Towards Cognitive Exploration through Deep Reinforcement Learning for Mobile Robots
Lei Tai, Ming Liu
TL;DR
The paper tackles autonomous exploration for mobile robots in unknown indoor environments by using raw depth data as input to an end-to-end deep reinforcement learning framework. It initializes the DRL network from a CNN trained on real-world data and trains online in Gazebo-based simulations with collision-based rewards, enabling adaptation to unseen scenes without labeling. Results show that the DRL approach outperforms CNN-based supervised and traditional RL baselines and can transfer from simulation to real-world settings, with receptive-field visualization providing interpretability of traversability decisions.
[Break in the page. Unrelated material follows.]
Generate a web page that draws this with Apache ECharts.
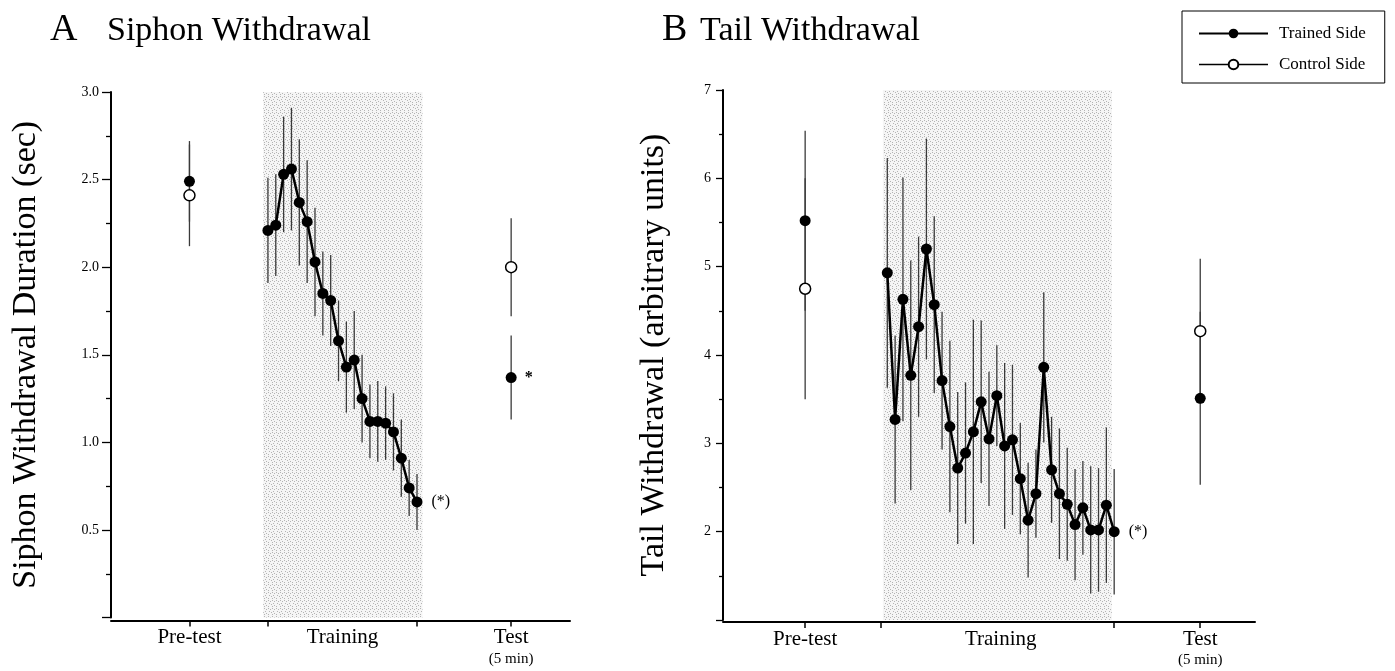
<!DOCTYPE html>
<html>
<head>
<meta charset="utf-8">
<script src="https://cdn.jsdelivr.net/npm/echarts@6/dist/echarts.min.js"></script>
<style>
  html, body { margin: 0; padding: 0; background: #fff; }
  #main { width: 1395px; height: 671px; }
</style>
</head>
<body>
<div id="main"></div>
<script>
// ---- panel A : siphon withdrawal (sec) ----
var trialsA = [1, 2, 3, 4, 5, 6, 7, 8, 9, 10, 11, 12, 13, 14, 15, 16, 17, 18, 19, 20];
var trainedA = [2.21, 2.24, 2.53, 2.56, 2.37, 2.26, 2.03, 1.85, 1.81, 1.58, 1.43, 1.47, 1.25, 1.12, 1.12, 1.11, 1.06, 0.91, 0.74, 0.66];
var errA = [0.30, 0.29, 0.33, 0.35, 0.36, 0.35, 0.31, 0.24, 0.26, 0.23, 0.26, 0.28, 0.25, 0.21, 0.23, 0.21, 0.22, 0.22, 0.16, 0.16];
var phaseXA = [-9, 32];            // pre-test, test
var trainedPhaseA = [2.49, 1.37];
var trainedPhaseErrA = [0.23, 0.24];
var controlA = [2.41, 2.00];
var controlErrA = [0.29, 0.28];
var shadeA = [0.4, 20.7, 0, 3];
var tickA = [-9, 1, 20, 32];
var labelPosA = [-9, 10.5, 32];

// ---- panel B : tail withdrawal (arbitrary units) ----
var trialsB = [1, 2, 3, 4, 5, 6, 7, 8, 9, 10, 11, 12, 13, 14, 15, 16, 17, 18, 19, 20, 21, 22, 23, 24, 25, 26, 27, 28, 29, 30];
var trainedB = [4.93, 3.27, 4.63, 3.77, 4.32, 5.20, 4.57, 3.71, 3.19, 2.72, 2.89, 3.13, 3.47, 3.05, 3.54, 2.97, 3.04, 2.60, 2.13, 2.43, 3.86, 2.70, 2.43, 2.31, 2.08, 2.27, 2.02, 2.02, 2.30, 2.00];
var errB = [1.30, 0.95, 1.38, 1.30, 1.02, 1.25, 1.00, 0.78, 0.97, 0.86, 0.80, 1.27, 0.92, 0.76, 0.57, 0.94, 0.85, 0.63, 0.65, 0.50, 0.85, 0.60, 0.74, 0.64, 0.63, 0.53, 0.72, 0.70, 0.88, 0.71];
var phaseXB = [-9.5, 41];
var trainedPhaseB = [5.52, 3.51];
var trainedPhaseErrB = [1.02, 0.98];
var controlB = [4.75, 4.27];
var controlErrB = [1.25, 0.82];
var shadeB = [0.45, 29.7, 1, 7];
var tickB = [-9.5, 0.2, 30, 41];
var labelPosB = [-9.5, 15.5, 41];

var phaseNames = ['Pre-test', 'Training', 'Test'];
var FONT = 'Liberation Serif';

// stippled grey fill for the training period
function stipple() {
  var c = document.createElement('canvas');
  c.width = 8; c.height = 8;
  var ctx = c.getContext('2d');
  ctx.fillStyle = '#f5f5f5';
  ctx.fillRect(0, 0, 8, 8);
  ctx.fillStyle = '#b4b4b4';
  [[0,0],[2,1],[4,0],[6,1],[1,3],[5,3],[7,4],[0,6],[2,5],[4,6]].forEach(function (d) {
    ctx.fillRect(d[0], d[1], 1, 1);
  });
  return c;
}
var pattern = { image: stipple(), repeat: 'repeat' };

function errData(xs, ys, es) {
  return xs.map(function (x, i) { return [x, ys[i] - es[i], ys[i] + es[i]]; });
}
function pairs(xs, ys) {
  return xs.map(function (x, i) { return [x, ys[i]]; });
}

function renderErr(params, api) {
  var p1 = api.coord([api.value(0), api.value(1)]);
  var p2 = api.coord([api.value(0), api.value(2)]);
  return {
    type: 'line',
    shape: { x1: p1[0], y1: p1[1], x2: p2[0], y2: p2[1] },
    style: { stroke: '#3a3a3a', lineWidth: 1.3 }
  };
}
function renderShade(params, api) {
  var a = api.coord([api.value(0), api.value(3)]);
  var b = api.coord([api.value(1), api.value(2)]);
  return {
    type: 'rect',
    shape: { x: a[0], y: a[1], width: b[0] - a[0], height: b[1] - a[1] },
    style: { fill: pattern }
  };
}

function phaseLabel(pos) {
  return function (v) {
    var i = pos.indexOf(v);
    if (i === 2) return '{a|Test}\n{b|(5 min)}';
    return i >= 0 ? '{a|' + phaseNames[i] + '}' : '';
  };
}

function xAxisFor(idx, min, max, ticks, labels, off) {
  return {
    type: 'value', gridIndex: idx, min: min, max: max, offset: off,
    axisLine: { onZero: false, lineStyle: { color: '#000', width: 2 } },
    splitLine: { show: false },
    axisTick: { customValues: ticks, length: 6, lineStyle: { color: '#000', width: 1.5 } },
    axisLabel: {
      customValues: labels, margin: 6, formatter: phaseLabel(labels),
      rich: {
        a: { fontFamily: FONT, fontSize: 21, color: '#000', lineHeight: 22 },
        b: { fontFamily: FONT, fontSize: 15, color: '#000', lineHeight: 20 }
      }
    }
  };
}

function yAxisFor(idx, min, max, interval, name, gap, tickLen, minorLen, digits) {
  return {
    type: 'value', gridIndex: idx, min: min, max: max, interval: interval,
    name: name, nameLocation: 'middle', nameGap: gap, nameRotate: 90,
    nameTextStyle: { fontFamily: FONT, fontSize: 34, color: '#000' },
    axisLine: { show: true, onZero: false, lineStyle: { color: '#000', width: 2 } },
    axisTick: { show: true, length: tickLen, lineStyle: { color: '#000', width: 1.3 } },
    minorTick: { show: true, splitNumber: 2, length: minorLen, lineStyle: { color: '#000', width: 1.3 } },
    splitLine: { show: false },
    axisLabel: {
      margin: 12, fontFamily: FONT, fontSize: 14, color: '#000',
      formatter: function (v) { return v === min ? '' : v.toFixed(digits); }
    }
  };
}

function trainingData(trials, vals) {
  var last = trials.length - 1;
  return trials.map(function (t, i) {
    if (i === last) {
      return { value: [t, vals[i]], label: { show: true, formatter: '(*)', position: 'right', distance: 9,
        fontFamily: FONT, fontSize: 16, color: '#000' } };
    }
    return [t, vals[i]];
  });
}

function panelSeries(idx, d) {
  var dotStyle = { color: '#000', opacity: 1 };
  var phaseTrained = pairs(d.phaseX, d.trainedPhase);
  if (d.star) {
    phaseTrained[1] = { value: phaseTrained[1], label: { show: true, formatter: '*', position: 'right', distance: 8,
      fontFamily: FONT, fontSize: 16, fontWeight: 'bold', color: '#000' } };
  }
  return [
    {
      type: 'custom', xAxisIndex: idx, yAxisIndex: idx, z: 0, silent: true,
      renderItem: renderShade, data: [d.shade], encode: { x: [0, 1], y: [2, 3] }
    },
    {
      type: 'custom', xAxisIndex: idx, yAxisIndex: idx, z: 1, silent: true,
      renderItem: renderErr, encode: { x: 0, y: [1, 2] },
      data: errData(d.trials, d.trained, d.err)
        .concat(errData(d.phaseX, d.trainedPhase, d.trainedPhaseErr))
        .concat(errData(d.phaseX, d.control, d.controlErr))
    },
    {
      name: 'Trained Side', type: 'line', xAxisIndex: idx, yAxisIndex: idx, z: 3,
      data: trainingData(d.trials, d.trained),
      symbol: 'circle', symbolSize: 11, itemStyle: dotStyle,
      lineStyle: { color: '#000', width: 2.5 }
    },
    {
      name: 'Trained Side', type: 'scatter', xAxisIndex: idx, yAxisIndex: idx, z: 3,
      data: phaseTrained, symbol: 'circle', symbolSize: 11, itemStyle: dotStyle
    },
    {
      name: 'Control Side', type: 'line', xAxisIndex: idx, yAxisIndex: idx, z: 3,
      data: pairs(d.phaseX, d.control),
      symbol: 'circle', symbolSize: 11,
      itemStyle: { color: '#fff', borderColor: '#000', borderWidth: 1.5, opacity: 1 },
      lineStyle: { opacity: 0 }
    }
  ];
}

var chart = echarts.init(document.getElementById('main'));
chart.setOption({
  animation: false,
  backgroundColor: '#fff',
  title: [
    { text: 'A', left: 50, top: 11, padding: 0, textStyle: { fontFamily: FONT, fontSize: 38, fontWeight: 'normal', color: '#000' } },
    { text: 'Siphon Withdrawal', left: 107, top: 14, padding: 0, textStyle: { fontFamily: FONT, fontSize: 34, fontWeight: 'normal', color: '#000' } },
    { text: 'B', left: 662, top: 11, padding: 0, textStyle: { fontFamily: FONT, fontSize: 38, fontWeight: 'normal', color: '#000' } },
    { text: 'Tail Withdrawal', left: 700, top: 14, padding: 0, textStyle: { fontFamily: FONT, fontSize: 34, fontWeight: 'normal', color: '#000' } }
  ],
  legend: {
    orient: 'vertical', left: 1182, top: 11,
    borderColor: '#000', borderWidth: 1, padding: [14, 19, 10, 16],
    itemWidth: 69, itemHeight: 12, itemGap: 14,
    textStyle: { fontFamily: FONT, fontSize: 17, color: '#000', padding: [0, 0, 0, 6] },
    data: [
      { name: 'Trained Side', lineStyle: { width: 2, color: '#000' } },
      { name: 'Control Side', lineStyle: { opacity: 1, width: 1.5, color: '#000' } }
    ]
  },
  grid: [
    { left: 111, width: 459, top: 92, bottom: 53.4 },
    { left: 723, width: 532, top: 90, bottom: 51 }
  ],
  xAxis: [
    xAxisFor(0, -19, 39.5, tickA, labelPosA, 3),
    xAxisFor(1, -20, 48, tickB, labelPosB, 2)
  ],
  yAxis: [
    yAxisFor(0, 0, 3, 0.5, 'Siphon Withdrawal Duration (sec)', 68, 9, 5, 1),
    yAxisFor(1, 1, 7, 1, 'Tail Withdrawal (arbitrary units)', 52, 7, 4, 0)
  ],
  series: panelSeries(0, {
    trials: trialsA, trained: trainedA, err: errA, phaseX: phaseXA,
    trainedPhase: trainedPhaseA, trainedPhaseErr: trainedPhaseErrA,
    control: controlA, controlErr: controlErrA, shade: shadeA, star: true
  }).concat(panelSeries(1, {
    trials: trialsB, trained: trainedB, err: errB, phaseX: phaseXB,
    trainedPhase: trainedPhaseB, trainedPhaseErr: trainedPhaseErrB,
    control: controlB, controlErr: controlErrB, shade: shadeB, star: false
  }))
});
</script>
</body>
</html>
The study suggests promising directions, including incorporating RGB inputs and modern CNN backbones to further enhance perception and control in broader environments.
Abstract
Exploration in an unknown environment is the core functionality for mobile robots. Learning-based exploration methods, including convolutional neural networks, provide excellent strategies without human-designed logic for the feature extraction. But the conventional supervised learning algorithms cost lots of efforts on the labeling work of datasets inevitably. Scenes not included in the training set are mostly unrecognized either. We propose a deep reinforcement learning method for the exploration of mobile robots in an indoor environment with the depth information from an RGB-D sensor only. Based on the Deep Q-Network framework, the raw depth image is taken as the only input to estimate the Q values corresponding to all moving commands. The training of the network weights is end-to-end. In arbitrarily constructed simulation environments, we show that the robot can be quickly adapted to unfamiliar scenes without any man-made labeling. Besides, through analysis of receptive fields of feature representations, deep reinforcement learning motivates the convolutional networks to estimate the traversability of the scenes. The test results are compared with the exploration strategies separately based on deep learning or reinforcement learning. Even trained only in the simulated environment, experimental results in real-world environment demonstrate that the cognitive ability of robot controller is dramatically improved compared with the supervised method. We believe it is the first time that raw sensor information is used to build cognitive exploration strategy for mobile robots through end-to-end deep reinforcement learning.